Thomas Giandomenico, LASD’s acting chief of the special operations division, attributed the discrepancy in his department’s statements to “misinterpretation.” LASD officers had been present at the police department’s staging area, provided backup and transported arrestees using two prison buses after receiving a mutual aid request from UCPD, he said Thursday.
Organizations including UC Divest Coalition and Students for Justice in Palestine at UCLA began a protest encampment April 25, calling for the University to divest from companies associated with the Israeli military and to reduce policing on campus. Counter-protesters attacked the encampment on the night of April 30 and police took hours to intervene.
UCPD, in collaboration with other local and state police agencies, swept the encampment May 2, arresting hundreds of protesters.

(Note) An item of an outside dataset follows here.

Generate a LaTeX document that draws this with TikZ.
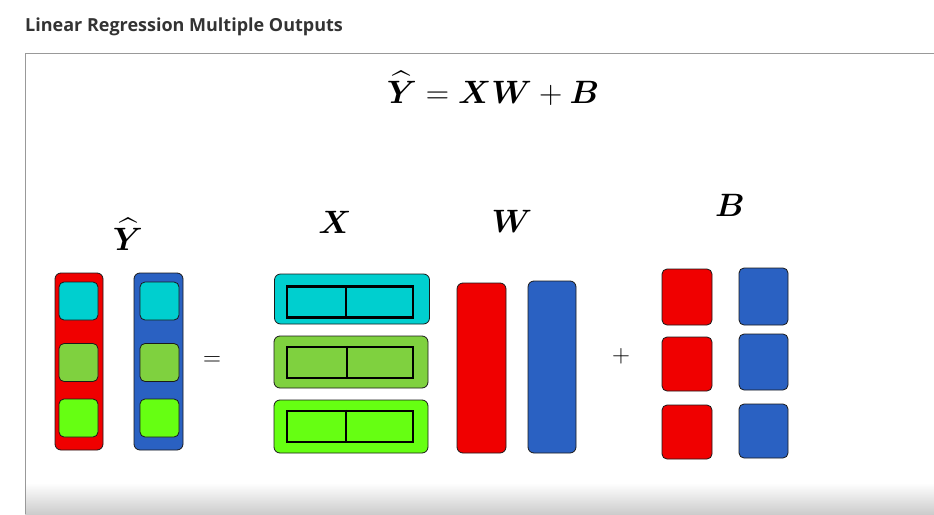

[Related: Hundreds of protesters detained after police breach pro-Palestine encampment at UCLA]
The California Public Records Act specifies that any documents or records – whatever format they are in – that relate to public business must be shared in response to a request, unless there are privacy or public safety concerns with sharing them, according to the State of California Commission on Peace Officer Standards and Training website.
LASD did not cite privacy or public safety concerns when it responded to the Daily Bruin’s May request. Public records laws rely on government agencies being honest and transparent about what they do, Hiestand said in the written statement.
“California’s open records law depends on government officials acting with integrity and responding truthfully to legitimate public requests for public documents,” he said in the statement.